Often it so happens that people tend to choose refinishing over restoration when their antique furniture begins to show signs of deterioration. Although sometimes it might turn out to be a better choice, not always does it help to salvage an antique furniture piece for a long time. In worst case scenarios, it may even turn out to be complete waste of time and money. Refinishing services are expensive due to the fact that the glossy finishes, sealers, oil touch-ups and grain fillers can be quite tough to apply.

Antique furniture restoration services not only help to rescue an old furniture piece from deterioration,but also bring back its former elegance and beauty. They also include the right amount of refinishing work that is required for giving prominence to the best features which might have been damaged with the use of aerosol cleaners containing silicon oils.

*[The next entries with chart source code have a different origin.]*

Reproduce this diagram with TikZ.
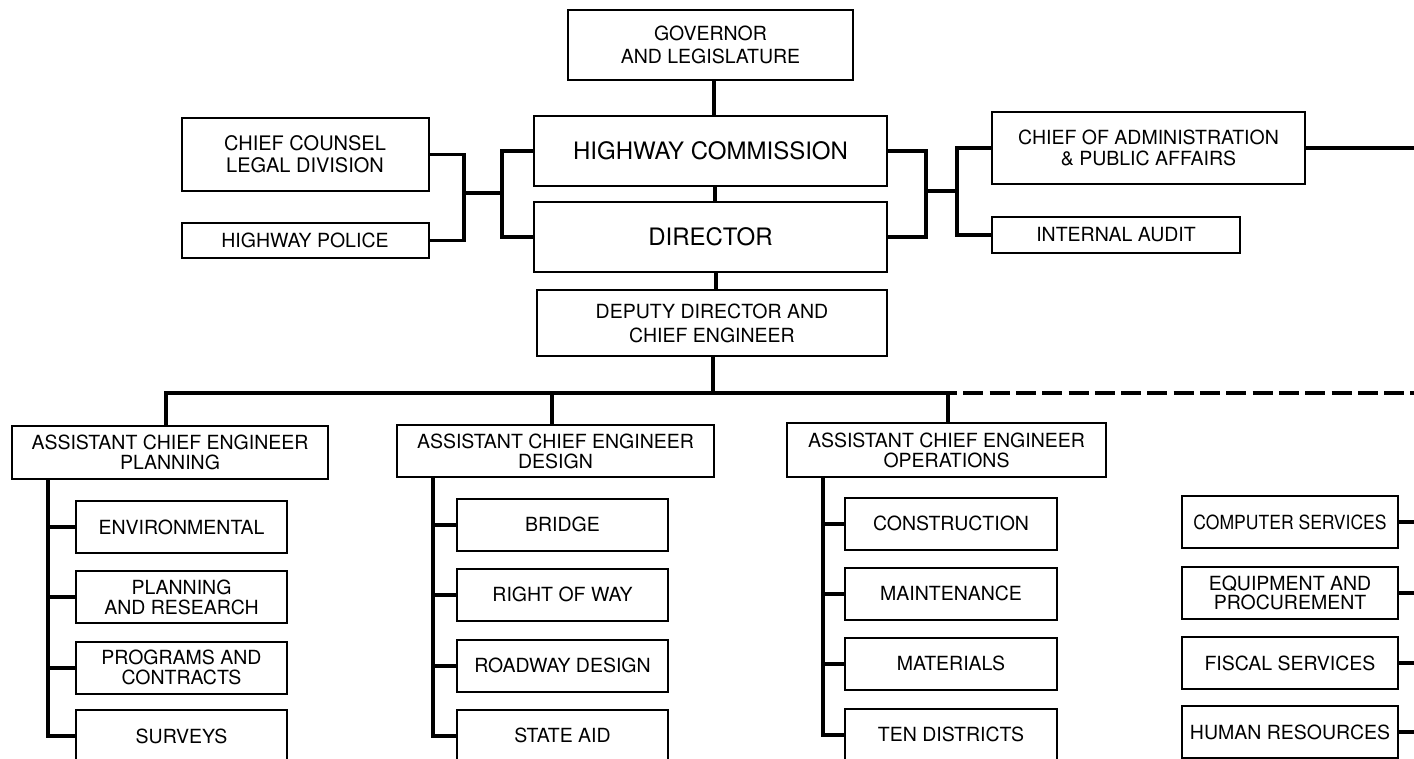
\documentclass[tikz,border=0pt]{standalone}
\usepackage{fontspec}
\setmainfont{TeX Gyre Heros}
\tikzset{
  box/.style={draw, line width=2pt, inner sep=0pt, align=center, font=\fontsize{19.5}{20}\selectfont},
  sub/.style={box, minimum width=211pt, minimum height=52pt},
  rcol/.style={box, minimum width=216pt, minimum height=52pt},
  acebox/.style={box, minimum height=53pt},
  conn/.style={line width=4pt},
  thinconn/.style={line width=3.5pt},
}
\begin{document}
\begin{tikzpicture}[x=1pt,y=-1pt]
\useasboundingbox (0,0) rectangle (1414,759);
\clip (0,0) rectangle (1414,759);
\fill[white] (0,0) rectangle (1414,759);

% top part
\node[box, minimum width=285pt, minimum height=70pt, font=\fontsize{19.5}{22.7}\selectfont] (gov) at (710.5,45) {GOVERNOR\\AND LEGISLATURE};
\node[box, minimum width=353pt, minimum height=70pt, font=\fontsize{24}{28}\selectfont] (hc) at (710.5,151) {HIGHWAY COMMISSION};
\node[box, minimum width=353pt, minimum height=70pt, font=\fontsize{24}{28}\selectfont] (dir) at (710.5,237) {DIRECTOR};
\node[box, minimum width=350pt, minimum height=66pt, font=\fontsize{19.5}{24}\selectfont] (dep) at (712,323) {DEPUTY DIRECTOR AND\\CHIEF ENGINEER};
\node[box, minimum width=247pt, minimum height=73pt, font=\fontsize{20}{21.7}\selectfont] (cc) at (305,154.5) {CHIEF COUNSEL\\LEGAL DIVISION};
\node[box, minimum width=247pt, minimum height=35pt] (hp) at (305,240.5) {HIGHWAY POLICE};
\node[box, minimum width=313pt, minimum height=72pt, font=\fontsize{19.5}{21.7}\selectfont] (coa) at (1148.5,148) {CHIEF OF ADMINISTRATION\\\& PUBLIC AFFAIRS};
\node[box, minimum width=248pt, minimum height=36pt] (ia) at (1116,235) {INTERNAL AUDIT};

% vertical chain
\draw[conn] ([xshift=3.5pt]gov.south) -- ([xshift=3.5pt]hc.north);
\draw[conn] ([xshift=4.5pt]hc.south) -- ([xshift=4.5pt]dir.north);
\draw[conn] ([xshift=5.5pt]dir.south) -- ([xshift=4pt]dep.north);

% left group
\coordinate (lj1) at (464,193);
\coordinate (lj2) at (502,193);
\draw[thinconn] (cc.east) -| (lj1) |- (hp.east);
\draw[thinconn] (lj1) -- (lj2);
\draw[thinconn] (hc.west) -| (lj2) |- (dir.west);

% right group
\coordinate (rj1) at (926,191);
\coordinate (rj2) at (957,191);
\draw[thinconn] (hc.east) -| (rj1) |- (dir.east);
\draw[thinconn] (rj1) -- (rj2);
\draw[thinconn] (coa.west) -| (rj2) |- (ia.west);
\draw[conn] (coa.east) -- ++(130,0);

% assistant chief engineers
\node[acebox, minimum width=316pt] (pl) at (170,452.5) {ASSISTANT CHIEF ENGINEER\\PLANNING};
\node[acebox, minimum width=317pt, minimum height=52pt] (de) at (555.5,451) {ASSISTANT CHIEF ENGINEER\\DESIGN};
\node[acebox, minimum width=319pt, minimum height=54pt] (op) at (946.5,450) {ASSISTANT CHIEF ENGINEER\\OPERATIONS};

% bus
\coordinate (busS) at (957,393);
\coordinate (busE) at (1414,393);
\draw[conn] ([xshift=-4pt]pl.north) |- (busS);
\draw[conn] ([xshift=1pt]dep.south) -- ([xshift=1pt]dep.south |- busS);
\draw[conn] ([xshift=-3.5pt]de.north) -- ([xshift=-3.5pt]de.north |- busS);
\draw[conn] ([xshift=1.5pt]op.north) -- ([xshift=1.5pt]op.north |- busS);
\draw[conn, dash pattern=on 20pt off 6.3pt, dash phase=20pt] (busS) -- (busE);

% planning column
\node[sub] (pl1) at (181.5,527) {ENVIRONMENTAL};
\node[sub] (pl2) at (181.5,597) {PLANNING\\AND RESEARCH};
\node[sub] (pl3) at (181.5,667.5) {PROGRAMS AND\\CONTRACTS};
\node[sub] (pl4) at (181.5,736) {SURVEYS};
% design column
\node[sub] (de1) at (562.5,524.5) {BRIDGE};
\node[sub] (de2) at (562.5,594.5) {RIGHT OF WAY};
\node[sub] (de3) at (562.5,665.5) {ROADWAY DESIGN};
\node[sub] (de4) at (562.5,735.5) {STATE AID};
% operations column
\node[sub, minimum width=212pt] (op1) at (951,523.5) {CONSTRUCTION};
\node[sub, minimum width=212pt] (op2) at (951,593.5) {MAINTENANCE};
\node[sub, minimum width=212pt] (op3) at (951,663.5) {MATERIALS};
\node[sub, minimum width=212pt] (op4) at (951,734.5) {TEN DISTRICTS};
% administration column
\node[rcol] (rc1) at (1290,522) {\scalebox{0.9}[1]{COMPUTER SERVICES}};
\node[rcol, font=\fontsize{19.5}{19}\selectfont] (rc2) at (1290,592.5) {EQUIPMENT AND\\PROCUREMENT};
\node[rcol] (rc3) at (1290,663) {FISCAL SERVICES};
\node[rcol] (rc4) at (1290,732) {HUMAN RESOURCES};

% spines
\foreach \c in {pl,de,op}{
  \draw[conn] ([xshift=37pt]\c.south west) |- (\c4.west);
  \foreach \i in {1,2,3}{
    \draw[conn] (\c\i.west) -- ([xshift=37pt]\c.south west |- \c\i.west);
  }
}
\foreach \i in {1,2,3,4}{
  \draw[conn] (rc\i.east) -- ++(20,0);
}
\end{tikzpicture}
\end{document}
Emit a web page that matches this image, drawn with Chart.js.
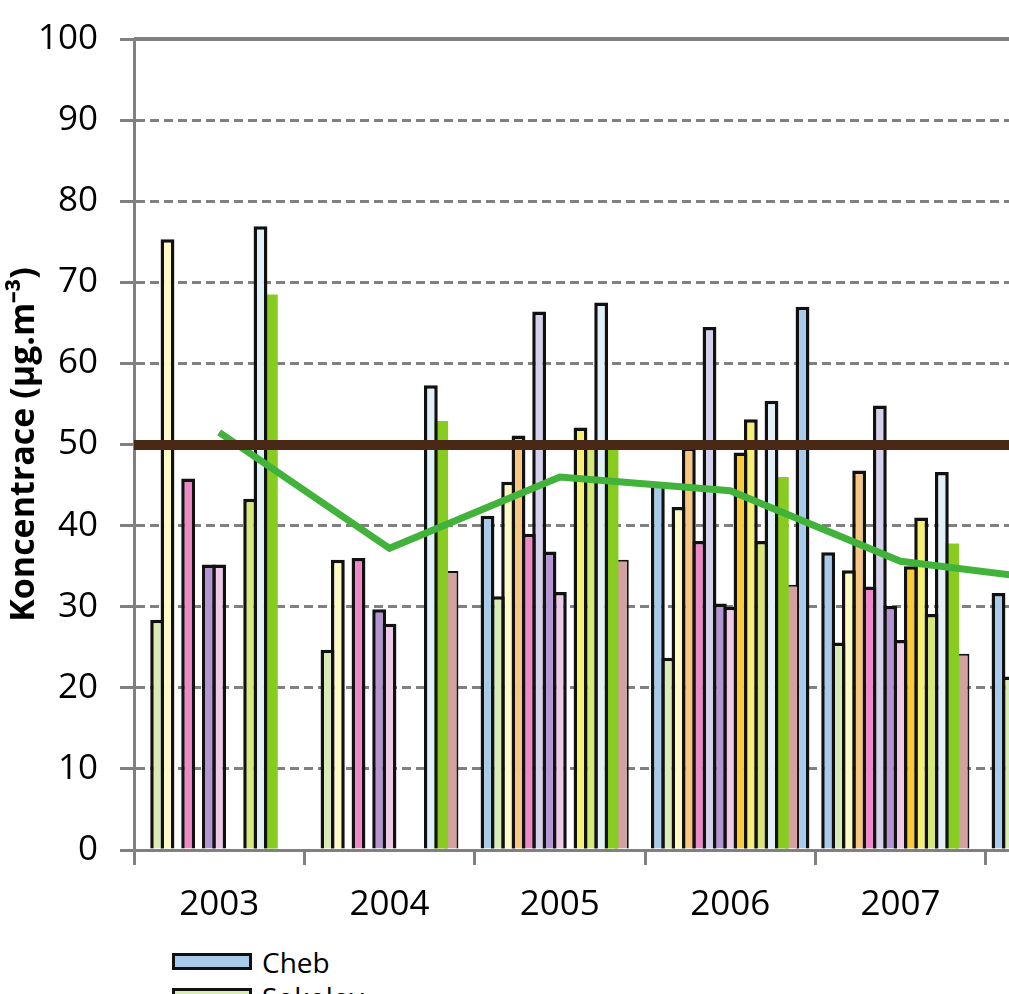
<!DOCTYPE html>
<html>
<head>
<meta charset="utf-8">
<script src="https://cdn.jsdelivr.net/npm/chart.js@4.4.0/dist/chart.umd.min.js"></script>
<style>
  html, body { margin: 0; padding: 0; background: #fff; overflow: hidden; }
  #wrap { position: relative; width: 1009px; height: 994px; overflow: hidden; }
  #chart { display: block; }
  #legend { position: absolute; left: 172px; top: 944px; font-family: 'Open Sans', sans-serif; font-size: 28px; color: #000; }
  .item { display: flex; align-items: center; height: 35px; white-space: nowrap; }
  .box { box-sizing: border-box; width: 80px; height: 17px; border: 3px solid #111; margin-right: 10px; }
</style>
</head>
<body>
<div id="wrap">
  <canvas id="chart" width="1156" height="940"></canvas>
  <div id="legend"></div>
</div>
<script>
const years = ['2003', '2004', '2005', '2006', '2007', '2008'];

// stations, in the order Excel draws the bars
const stationNames = ['Cheb', 'Sokolov', 'Karlovy Vary', 'Přebuz', 'Ostrov', 'Chodov', 'Nejdek', 'Aš',
    'Mariánské Lázně', 'Františkovy Lázně', 'Horní Slavkov', 'Kraslice', 'Jáchymov', 'Loket', 'Habartov'];
const stationColors = ['#a9cbeb', '#d9ecb5', '#fefac6', '#f7c680', '#ee88c6', '#d5d0ec', '#b495d3', '#eecae8',
    '#f9ca3a', '#f8f074', '#d5e878', '#e2f0f8', '#88cc22', '#d4a0a0', '#a9cbeb'];

const cheb      = [null, null, 41.2, 45.3, 36.7, 31.7];
const sokolov   = [28.4, 24.7, 31.3, 23.7, 25.6, 21.4];
const karlVary  = [75.3, 35.8, 45.4, 42.3, 34.5, null];
const prebuz    = [null, null, 51.1, 49.6, 46.8, null];
const ostrov    = [45.8, 36.0, 39.0, 38.1, 32.5, null];
const chodov    = [null, null, 66.4, 64.5, 54.8, null];
const nejdek    = [35.2, 29.7, 36.8, 30.4, 30.1, null];
const as        = [35.2, 27.9, 31.8, 30.0, 25.9, null];
const marLazne  = [null, null, null, 49.0, 35.0, null];
const frLazne   = [null, null, 52.1, 53.1, 41.0, null];
const hSlavkov  = [43.3, null, 49.8, 38.1, 29.1, null];
const kraslice  = [76.9, 57.3, 67.5, 55.4, 46.6, null];
const jachymov  = [68.5, 52.9, 49.6, 46.0, 37.8, null];
const loket     = [null, 34.4, 35.8, 32.7, 24.2, null];
const habartov  = [null, null, null, 67.0, null, null];

const averageValues = [51.5, 37.2, 46.0, 44.3, 35.6, 33.0];
const limitValue = 50;     // imisní limit
const yTicks = { min: 0, max: 100, step: 10 };

const stationValues = [cheb, sokolov, karlVary, prebuz, ostrov, chodov, nejdek, as,
    marLazne, frLazne, hSlavkov, kraslice, jachymov, loket, habartov];

const FONT = "'Open Sans', sans-serif";

const barSets = stationValues.map((vals, i) => {
    let bw = 3.5;
    if (i === 12) bw = 0;      // green bars have no outline
    if (i === 13) bw = 2;
    return {
        type: 'bar',
        label: stationNames[i],
        data: vals,
        backgroundColor: stationColors[i],
        borderColor: '#111',
        borderWidth: bw,
        order: 2
    };
});

// solid line on top of the plot (the 100 gridline is solid in the original)
const topLine = {
    id: 'topLine',
    beforeDatasetsDraw(chart) {
        const { ctx, chartArea } = chart;
        const y = chart.scales.y.getPixelForValue(yTicks.max);
        ctx.save();
        ctx.strokeStyle = '#808080';
        ctx.lineWidth = 4;
        ctx.beginPath();
        ctx.moveTo(chartArea.left, y);
        ctx.lineTo(chartArea.right, y);
        ctx.stroke();
        ctx.restore();
    }
};

const chart = new Chart(document.getElementById('chart'), {
    type: 'bar',
    data: {
        labels: years,
        datasets: [
            ...barSets,
            {
                type: 'line',
                label: 'Průměr',
                data: averageValues,
                borderColor: '#41b33a',
                borderWidth: 7,
                pointRadius: 0,
                tension: 0,
                order: 0
            }
        ]
    },
    options: {
        responsive: false,
        animation: false,
        events: [],
        layout: { padding: { top: 39, right: 0, bottom: 0, left: 0 } },
        datasets: {
            // bars overlap by one outline so neighbours share a single black edge
            bar: { categoryPercentage: 0.91, barPercentage: 1.34 }
        },
        scales: {
            x: {
                grid: { drawOnChartArea: false, drawTicks: true, tickLength: 15, color: '#808080', lineWidth: 3 },
                border: { color: '#808080', width: 3 },
                ticks: { font: { family: FONT, size: 35 }, color: '#000', padding: 19, maxRotation: 0 },
                afterFit(scale) { scale.height = 90; }
            },
            y: {
                min: yTicks.min,
                max: yTicks.max,
                ticks: { stepSize: yTicks.step, font: { family: FONT, size: 35 }, color: '#000', padding: 22 },
                grid: { color: '#808080', lineWidth: 3, tickLength: 14 },
                border: { color: '#808080', width: 3, dash: [9, 5] },
                title: {
                    display: true,
                    text: 'Koncentrace (µg.m⁻³)',
                    font: { family: FONT, size: 34, weight: 'bold' },
                    color: '#000',
                    padding: { top: 4, bottom: 0 }
                },
                afterFit(scale) {
                    scale.width = 134;
                    scale.paddingTop = 0;
                    scale.paddingBottom = 0;
                }
            },
            // limit line: a single gridline drawn above the bars
            yLimit: {
                position: 'right',
                min: yTicks.min,
                max: yTicks.max,
                ticks: { display: false },
                afterBuildTicks(scale) { scale.ticks = [{ value: limitValue }]; },
                grid: { z: 1, drawTicks: false, color: '#4a2816', lineWidth: 10 },
                border: { display: false },
                afterFit(scale) {
                    scale.width = 0;
                    scale.paddingTop = 0;
                    scale.paddingBottom = 0;
                }
            }
        },
        plugins: {
            legend: { display: false },
            tooltip: { enabled: false }
        }
    },
    plugins: [topLine]
});

// legend as a single column under the chart, built from the chart's own labels
const legendEl = document.getElementById('legend');
const legendItems = Chart.defaults.plugins.legend.labels.generateLabels(chart)
    .sort((a, b) => a.datasetIndex - b.datasetIndex);
legendItems.push({ text: 'Imisní limit', fillStyle: '#4a2816' });
legendItems.forEach(item => {
    const row = document.createElement('div');
    row.className = 'item';
    const box = document.createElement('span');
    box.className = 'box';
    box.style.background = item.fillStyle;
    const txt = document.createElement('span');
    txt.textContent = item.text;
    row.appendChild(box);
    row.appendChild(txt);
    legendEl.appendChild(row);
});
</script>
</body>
</html>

The first step towards restoring an antique furniture is to clean off the old paint from it. The process will also necessitate the use of a industrial and non-gritty hand cleaner, as using something that contains grit can scratch and damage the surface, further worsening the conditions. Some of the basic things that would be needed for the task are a steel wool of 0000 grade, some old rags and lint-free clothes for polishing and a duster. The other important items required are:

  • A semi-paste stripper
  • A large, dull and flat metal scraper
  • A wooden brush, small in size and with fine bristles
  • A toothbrush
  • Screws
  • Varnish

At first, a heavy coat of the semi-paste stripper is applied gently on the wooden surface using a rag. When the paint becomes raised, the stripper coating is pushed off gently without applying excessive pressure so as not to damage the wood. The softened paint is then removed with the help of the scraper and wooden brush. Any residue is cleaned using the industrial cleaner and toothbrush, and the furniture is then left to dry for one or two days. After that, the surface is scrubbed with the steel wool and dusted using a rag.

Before applying varnish, the surface is carefully dusted with a clean cloth. Once this has been done, a thin coat of the varnish is applied using one of the lintless rags and dusted again after the coat has dried. The process is repeated as many times as required until the desired result is achieved.